Another theory which is a bit of a stretch is the connexion between Cybele and Kubaba Queen of Kish. In Latin texts, we see Cybebe and Cybele used almost interchangeably for the same Goddess (Magna Mater). Before I get to the problem of Kubaba the Goddess Queen of Carchemish and Cybele, I’d like to look at whatever connexion may exist between them and the Queen of Kish.
Queen of Kish is also a problem nomenclature, since she was not a queen in the sense of the wife of a king, but rather the ruler of the city herself. Kubaba of Kish was originally a tavern keeper who overthrew the king, refounded Kish (Glassner, 39) and apparently led a rather peaceful reign.
The theory goes that Kubaba of Kish became deified either during or after her reign. While she indeed develop a mythological status, there is no other indication that she was worshiped as a goddess in Babylonia. On the other hand, the name Kubaba itself is divine, being composed of KÙ(G) (ellum in Akkadian) and dBABA, apparently derived from Bau, a goddess.
How does this translate to Kubaba of Carchemish? I’d almost be willing to write it off as coincidence, but it is possible, I suppose, that the cult quietly survived long enough until trading routes sent it to Carchemish, where it then flourished.
The goddess Kubaba at Carchemish and other cities, Sardis, Ugarit, and Boğazköy to name a few, is clearly represented. Herodotus identifies Κυβηβη with Sardis (and of course Croesus, the Lydian King) (Histories 5.102.1). At Carchemish in particular, she is known as the goddess “Queen of Carchemish”, and she’s easily the central goddess worshiped (Güterbock, 110).
There is also another Goddess in Phrygia, called simply Matar, whose epithet is either kubileya or kubeleya (she was called both). W. F. Albright first suggested that the name was connected with Kubaba (p. 229), and Laroche expanded on that suggestion (Roller, p. 96).

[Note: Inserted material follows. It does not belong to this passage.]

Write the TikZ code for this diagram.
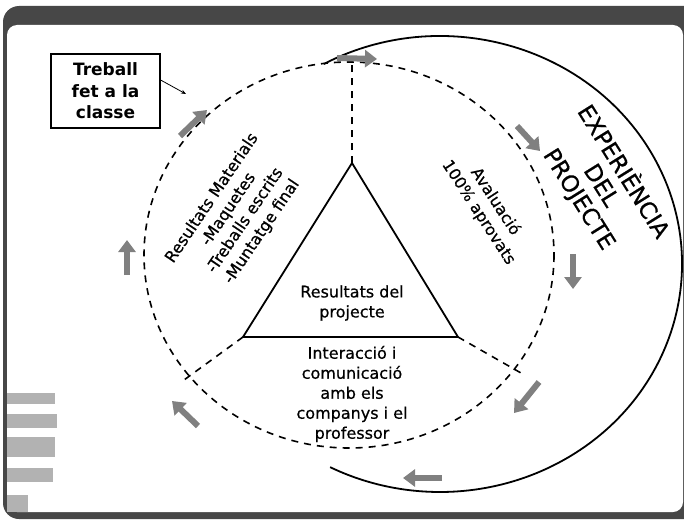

The connection was first made obvious by the use of both Cybebe and Cybele in Roman literature, like Catullus (Carmina 64).
Brixhe proposed a mountain origin for the name, since Strabo connected it with Kybelon, a mountain in Phrygia. Lynn E. Roller points out that Ovid also indicates that Cybele is topographical by nature, and Vergil says that Cybele is a mountain. Later lexicographers agreed with the etymology that kubileya refers to mountains. There is even Greek evidence to support the connection, as one of Meter’s epithets in Greek was Μητηρ ορεια (Vassileva, 53). Roller states it clearly when she says that the names only appear to be related, and it is quite possible that instead of a direct relationship from one to the other, mere influence and conflation can account for the similarities.

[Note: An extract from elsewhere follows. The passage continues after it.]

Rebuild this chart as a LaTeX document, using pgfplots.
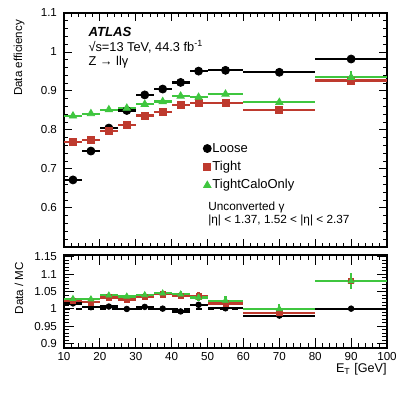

More recently, Mark Munn revived the theory, positing that kubeleya is an adjectival form of Kubaba from the Lydo-Lycian languages. According to Munn, in Lycian, Kubaba, or Kuvav*, would become an adjective similar to Ertemi (Artemis), by adding –li*, thus ertemeli from Ertemi and kuvavli* from Kuvav-. This would explain the adjectival use of kubeleya in Phrygian texts and also the interchangeable usage of Kybebe and Kybele in later Greek and Roman sources. (par. 7)

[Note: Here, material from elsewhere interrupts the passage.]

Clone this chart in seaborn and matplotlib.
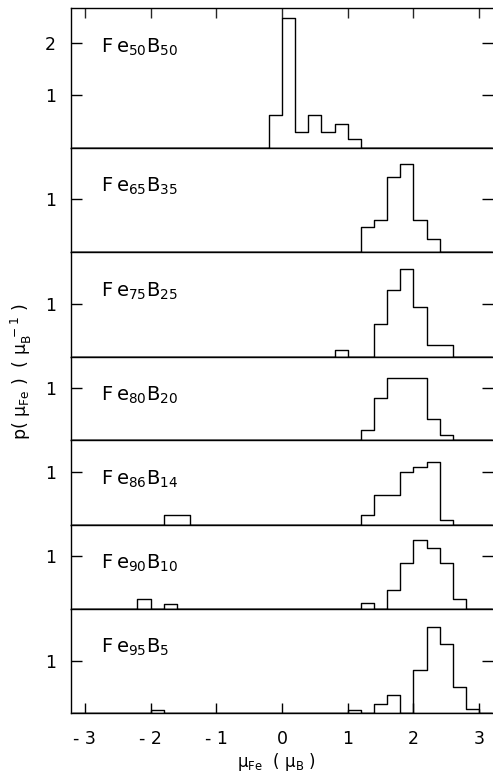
import numpy as np
import pandas as pd
import matplotlib
matplotlib.use("Agg")
import matplotlib.pyplot as plt
import seaborn as sns

sns.set_theme(style="white")
plt.rcParams['font.family'] = ['DejaVu Sans']
plt.rcParams['mathtext.fontset'] = 'dejavusans'

# ---- data ----
fe_content = [50, 65, 75, 80, 86, 90, 95]
b_content = [50, 35, 25, 20, 14, 10, 5]

centers_50 = [-0.1, 0.1, 0.3, 0.5, 0.7, 0.9, 1.1]
heights_50 = [0.62, 2.47, 0.30, 0.62, 0.30, 0.46, 0.16]

centers_65 = [1.3, 1.5, 1.7, 1.9, 2.1, 2.3]
heights_65 = [0.48, 0.60, 1.43, 1.67, 0.60, 0.25]

centers_75 = [0.9, 1.5, 1.7, 1.9, 2.1, 2.3, 2.5]
heights_75 = [0.13, 0.63, 1.27, 1.68, 0.95, 0.22, 0.22]

centers_80 = [1.3, 1.5, 1.7, 1.9, 2.1, 2.3, 2.5]
heights_80 = [0.19, 0.80, 1.18, 1.18, 1.18, 0.40, 0.10]

centers_86 = [-1.7, -1.5, 1.3, 1.5, 1.7, 1.9, 2.1, 2.3, 2.5]
heights_86 = [0.18, 0.18, 0.19, 0.56, 0.56, 1.00, 1.10, 1.19, 0.10]

centers_90 = [-2.1, -1.7, 1.3, 1.7, 1.9, 2.1, 2.3, 2.5, 2.7]
heights_90 = [0.185, 0.096, 0.10, 0.35, 0.87, 1.31, 1.15, 0.87, 0.185]

centers_95 = [-1.9, 1.1, 1.5, 1.7, 2.1, 2.3, 2.5, 2.7, 2.9]
heights_95 = [0.065, 0.065, 0.17, 0.34, 0.82, 1.65, 1.33, 0.51, 0.08]

panel_centers = [centers_50, centers_65, centers_75, centers_80, centers_86, centers_90, centers_95]
panel_heights = [heights_50, heights_65, heights_75, heights_80, heights_86, heights_90, heights_95]
panel_ymax = [2.66, 1.99, 2.0, 1.59, 1.62, 1.60, 2.0]
panel_yticks = [[1, 2], [1], [1], [1], [1], [1], [1]]

x_ticks = [-3, -2, -1, 0, 1, 2, 3]
x_ticklabels = ["- 3", "- 2", "- 1", "0", "1", "2", "3"]
bin_width = 0.2
x_range = (-3.2, 3.2)

# ---- figure ----
W, H = 493, 778
fig = plt.figure(figsize=(W / 100, H / 100), dpi=100)
gs = fig.add_gridspec(len(fe_content), 1, height_ratios=panel_ymax, hspace=0,
                      left=71 / W, right=1.0, top=1 - 8.3 / H, bottom=1 - 713.3 / H)

for i, (cx, hy) in enumerate(zip(panel_centers, panel_heights)):
    ax = fig.add_subplot(gs[i])
    df = pd.DataFrame({"mu": cx, "p": hy})
    sns.histplot(data=df, x="mu", weights="p", binwidth=bin_width, binrange=x_range,
                 element="step", fill=True, color="black", facecolor="none",
                 edgecolor="black", linewidth=1.0, ax=ax)
    ax.set_xlim(-3.21, 3.21)
    ax.set_ylim(0, panel_ymax[i])
    ax.set_xlabel("")
    ax.set_ylabel("")
    ax.set_yticks(panel_yticks[i])
    ax.set_yticklabels([str(t) for t in panel_yticks[i]], fontsize=12.5)
    ax.tick_params(axis="y", direction="in", length=8, width=1, left=True, right=True,
                   labelleft=True, labelright=False, pad=11, colors="black")
    ax.set_xticks(x_ticks)
    if i == 0:
        ax.tick_params(axis="x", direction="in", length=7, width=1, top=True, bottom=False,
                       labelbottom=False, labeltop=False)
    elif i == len(fe_content) - 1:
        ax.tick_params(axis="x", direction="in", length=7, width=1, top=False, bottom=True,
                       labelbottom=True, pad=12, colors="black")
        ax.set_xticklabels(x_ticklabels, fontsize=12.5)
    else:
        ax.tick_params(axis="x", top=False, bottom=False, labelbottom=False)
    for side in ["left", "top", "bottom"]:
        ax.spines[side].set_visible(True)
        ax.spines[side].set_color("black")
        ax.spines[side].set_linewidth(1.0)
    ax.spines["right"].set_visible(False)
    ax.annotate(f"F\u2009e$_{{{fe_content[i]}}}$B$_{{{b_content[i]}}}$",
                xy=(0.07, 1.0), xycoords="axes fraction",
                xytext=(0, -39 * 0.72), textcoords="offset points",
                ha="left", va="center", fontsize=14, color="black")

fig.text(277 / W, 1 - 762 / H, "μ$_{\\rm Fe}$  ( μ$_{\\rm B}$ )", ha="center", va="center",
         fontsize=12, color="black")
fig.text(21 / W, 1 - 372 / H, "p( μ$_{\\rm Fe}$ )  ( μ$_{\\rm B}^{\\ -1}$ )", rotation=90,
         ha="center", va="center", fontsize=12.5, color="black")

fig.savefig("out.png", dpi=100, facecolor="white")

Despite the plausible connection, the absence of the name Kubaba in place of Matar and the low occurrence kubeleya makes the identification much more difficult to accept. The portrait of the goddess differs as well. Kubaba of Carchemish is Queen of the City, and thus has no relation to Bau the Sumerian Goddess, who is a generative goddess–healing, life, irrigation, etc. (Prince, p. 62-64). And one has to seriously wonder how Kubaba of Kish became the prominent goddess of Carchemish, especially since no other deified kings had their cult survive in such a way. It would certainly be quite the anomaly. Possible? Yes. But plausible? I’m not so sure. And it differs even with Kubaba of Carchemish and Matar kubeleya/Μητηρ (Κυβελη)/Magna Mater (Cybele), Mother Cybele in Phrygian, Greek, and Latin respectively. The Mother Goddess of these cultures was a wild natural goddess who inhabits caves and mountains. The actual motherly duties seem to the modern person to have been clearer with Bau, rather than the actual Mother Magna Mater, whose motherly tendencies (as we think of them) are non-existent. But that’s not how the ancients thought.
Works Cited
Albright, W. F. “The Anatolian Goddess Kubaba.” Archiv für Orientforschung 5 (1929): 229-231.
Glassner, Jean-Jacques. Mesopotamian Chronicles. tr. by Benjamin R. Foster. Atlanta: Society of Biblical Literature, 2004.
Güterbock, H. G. “Carchemish.” Journal of Near Eastern Studies, 13.2 (1954): 102-114.
(Forthcoming) Munn, Mark. “Kybele as Kubaba in a Lydo-Phrygian Context.” in Anatolian Interfaces: Hittites, Greeks and Their Neighbors: Proceedings of an International Conference on Cross-Cultural Interaction.
Prince, J. Dyneley. “A Hymn to the Goddess Bau.” The American Journal of Semitic Languages and Literatures, 24.1 (1907): 62-75.
Roller, Lynn E. In Search of God the Mother. Berkeley: University of California Press, 1999.
Vassileva, Maya. “Further Considerations on the Cult of Kybele.” Anatolian Studies 51 (2001): 51-63.